Railway station in Tripura, India

Nadiapur Railway Station is located at Nadiapur in Tripura, India. It is an Indian railway station of the Lumding–Sabroom line in the Northeast Frontier Railway zone of Indian Railways. The station is situated at Nadiapur in North Tripura district in the Indian state of Tripura. Total 4 Passengers trains halt in the station.

==History==
Nadiapur railway station became operation in 2008 with the meter gauge line from Lumding to Agartala but later in 2016 entire section converted into broad-gauge line.

==Details==
The station lies on the 312 km long broad-gauge Lumding–Sabroom railway line which comes under the Lumding railway division of the Northeast Frontier Railway zone of Indian Railways.
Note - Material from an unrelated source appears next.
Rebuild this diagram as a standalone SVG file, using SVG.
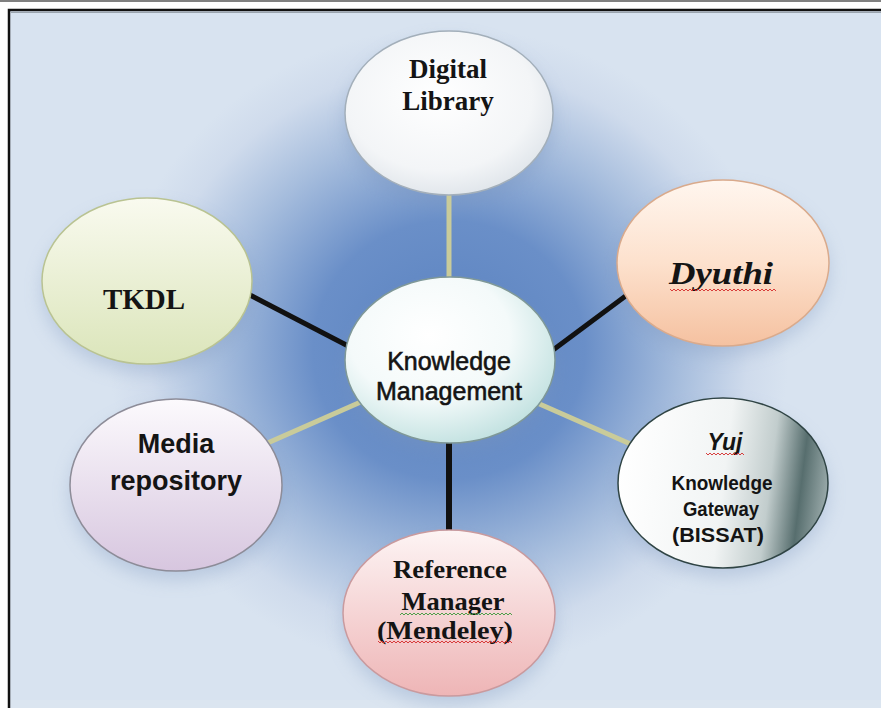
<svg xmlns="http://www.w3.org/2000/svg" width="881" height="708" viewBox="0 0 881 708">
<defs>
<radialGradient id="bg" gradientUnits="userSpaceOnUse" cx="449" cy="350" r="340" gradientTransform="translate(449 350) scale(1 0.95) translate(-449 -350)">
<stop offset="0" stop-color="#5a82c0"/>
<stop offset="0.4" stop-color="#6a8fc8"/>
<stop offset="0.68" stop-color="#a6bddd"/>
<stop offset="0.88" stop-color="#cfdbec"/>
<stop offset="1" stop-color="#d8e3f0"/>
</radialGradient>
<radialGradient id="gDL" cx="0.45" cy="0.4" r="0.6">
<stop offset="0" stop-color="#ffffff"/>
<stop offset="0.75" stop-color="#f3f5f7"/>
<stop offset="1" stop-color="#e2e7ec"/>
</radialGradient>
<radialGradient id="gKM" cx="0.4" cy="0.35" r="0.7">
<stop offset="0" stop-color="#ffffff"/>
<stop offset="0.55" stop-color="#f4fafa"/>
<stop offset="1" stop-color="#bfe0df"/>
</radialGradient>
<linearGradient id="gTK" x1="0" y1="0" x2="0" y2="1">
<stop offset="0" stop-color="#f9faef"/>
<stop offset="1" stop-color="#dbe5ba"/>
</linearGradient>
<linearGradient id="gDY" x1="0" y1="0" x2="0" y2="1">
<stop offset="0" stop-color="#fff6ef"/>
<stop offset="0.5" stop-color="#fde1cd"/>
<stop offset="1" stop-color="#f5c1a0"/>
</linearGradient>
<linearGradient id="gMD" x1="0" y1="0" x2="0" y2="1">
<stop offset="0" stop-color="#fcfafd"/>
<stop offset="1" stop-color="#d7c6df"/>
</linearGradient>
<linearGradient id="gYJ" x1="0" y1="0.45" x2="1" y2="0.55">
<stop offset="0" stop-color="#ffffff"/>
<stop offset="0.5" stop-color="#f1f4f4"/>
<stop offset="0.72" stop-color="#c2cdcd"/>
<stop offset="0.87" stop-color="#576e6e"/>
<stop offset="1" stop-color="#9aaaaa"/>
</linearGradient>
<linearGradient id="gRF" x1="0" y1="0" x2="0" y2="1">
<stop offset="0" stop-color="#fdf4f4"/>
<stop offset="1" stop-color="#eeb5b6"/>
</linearGradient>
<filter id="sh" x="-30%" y="-30%" width="160%" height="160%">
<feGaussianBlur stdDeviation="9"/>
</filter>
<pattern id="wr" width="4" height="4" patternUnits="userSpaceOnUse">
<path d="M0 3 L2 1 L4 3" fill="none" stroke="#d42a2a" stroke-width="0.9"/>
</pattern>
<pattern id="wg" width="4" height="4" patternUnits="userSpaceOnUse">
<path d="M0 3 L2 1 L4 3" fill="none" stroke="#3a9a3a" stroke-width="0.9"/>
</pattern>
</defs>
<style>
.node{stroke-width:1.5}
.shadow{fill:#7f98bf;opacity:0.35;filter:url(#sh)}
.serif{font-family:"Liberation Serif","Times New Roman",serif;font-weight:bold;fill:#141414;text-anchor:middle}
.sans{font-family:"Liberation Sans",Arial,sans-serif;fill:#141414;text-anchor:middle}
.thick{stroke:#141414;stroke-width:0.6}
.tan{stroke:#c9cb9a;stroke-width:5;stroke-linecap:butt}
.blk{stroke:#111111;stroke-width:5;stroke-linecap:butt}
</style>

<rect x="0" y="0" width="881" height="708" fill="#ffffff"/>
<line x1="0" y1="1" x2="881" y2="1" stroke="#808080" stroke-width="2"/>
<rect x="9" y="10" width="900" height="720" fill="#d8e3f0"/>
<rect x="9" y="10" width="900" height="720" fill="url(#bg)"/>
<rect x="9" y="700" width="872" height="8" fill="#dde6f0" opacity="0.7"/>
<rect x="9" y="10" width="900" height="720" fill="none" stroke="#111111" stroke-width="2.5"/>
<line x1="11" y1="12.5" x2="881" y2="12.5" stroke="#9aa4ae" stroke-width="1"/>

<g id="shadows">
<ellipse class="shadow" cx="449" cy="122" rx="104" ry="82"/>
<ellipse class="shadow" cx="450" cy="369" rx="105" ry="83"/>
<ellipse class="shadow" cx="147" cy="290" rx="105" ry="83"/>
<ellipse class="shadow" cx="723" cy="272" rx="106" ry="83"/>
<ellipse class="shadow" cx="176" cy="494" rx="106" ry="86"/>
<ellipse class="shadow" cx="723" cy="492" rx="105" ry="85"/>
<ellipse class="shadow" cx="449" cy="622" rx="106" ry="83"/>
</g>

<g id="connectors">
<line class="tan" x1="449" y1="190" x2="449" y2="282"/>
<line class="blk" x1="246" y1="293" x2="352" y2="348"/>
<line class="blk" x1="635" y1="289" x2="549" y2="353"/>
<line class="tan" x1="263" y1="445" x2="363" y2="401"/>
<line class="tan" x1="535" y1="402" x2="635" y2="446"/>
<line class="blk" x1="449" y1="438" x2="449" y2="536" style="stroke-width:6"/>
</g>

<g id="node-digital-library">
<ellipse class="node" cx="449" cy="113" rx="104" ry="82" fill="url(#gDL)" stroke="#a3afba"/>
<text class="serif" x="448" y="78" font-size="27">Digital</text>
<text class="serif" x="448" y="110" font-size="27">Library</text>
</g>

<g id="node-knowledge-management">
<ellipse class="node" cx="450" cy="360" rx="105" ry="83" fill="url(#gKM)" stroke="#7f9898"/>
<text class="sans thick" x="449" y="370" font-size="25">Knowledge</text>
<text class="sans thick" x="449" y="400" font-size="25">Management</text>
</g>

<g id="node-tkdl">
<ellipse class="node" cx="147" cy="281" rx="105" ry="83" fill="url(#gTK)" stroke="#b9c392"/>
<text class="serif" x="144" y="309" font-size="29">TKDL</text>
</g>

<g id="node-dyuthi">
<ellipse class="node" cx="723" cy="263" rx="106" ry="83" fill="url(#gDY)" stroke="#d9aa8c"/>
<text class="serif" x="721" y="284" font-size="32" font-style="italic" textLength="104" lengthAdjust="spacingAndGlyphs">Dyuthi</text>
<rect x="670" y="288" width="106" height="4" fill="url(#wr)"/>
</g>

<g id="node-media-repository">
<ellipse class="node" cx="176" cy="485" rx="106" ry="86" fill="url(#gMD)" stroke="#8d8c98"/>
<text class="sans" x="176" y="453" font-size="27" font-weight="bold">Media</text>
<text class="sans" x="176" y="490" font-size="27" font-weight="bold">repository</text>
</g>

<g id="node-yuj">
<ellipse class="node" cx="723" cy="483" rx="105" ry="85" fill="url(#gYJ)" stroke="#2f4444"/>
<text class="sans" x="725" y="450" font-size="23" font-weight="bold" font-style="italic">Yuj</text>
<rect x="706" y="452" width="38" height="4" fill="url(#wr)"/>
<text class="sans" x="722" y="490" font-size="20" font-weight="bold" textLength="101" lengthAdjust="spacingAndGlyphs">Knowledge</text>
<text class="sans" x="721" y="516" font-size="20" font-weight="bold" textLength="76" lengthAdjust="spacingAndGlyphs">Gateway</text>
<text class="sans" x="718" y="542" font-size="20" font-weight="bold" textLength="92" lengthAdjust="spacingAndGlyphs">(BISSAT)</text>
</g>

<g id="node-reference-manager">
<ellipse class="node" cx="449" cy="613" rx="106" ry="83" fill="url(#gRF)" stroke="#c99a9e"/>
<text class="serif" x="450" y="578" font-size="25" textLength="114" lengthAdjust="spacingAndGlyphs">Reference</text>
<text class="serif" x="453" y="610" font-size="25" textLength="103" lengthAdjust="spacingAndGlyphs">Manager</text>
<rect x="400" y="612" width="112" height="4" fill="url(#wg)"/>
<text class="serif" x="445" y="639" font-size="25" textLength="136" lengthAdjust="spacingAndGlyphs">(Mendeley)</text>
<rect x="378" y="640" width="134" height="4" fill="url(#wr)"/>
</g>
</svg>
It is a single line without electrification.

== Services ==
- 1 trains per day run between Dharmanagar and Silchar. The train stops at Nadiapur station.
- 1 trains per day run between Agartala and Silchar. The train stops at Nadiapur station.

==Station==
=== Station layout ===
| G | Street level | Exit/Entrance & Ticket counter |
| P1 | FOB, Side platform, No-1 doors will open on the left/right |
| Track 1 | toward → |

=== Platforms ===
There are a total of 1 platforms and 1 tracks.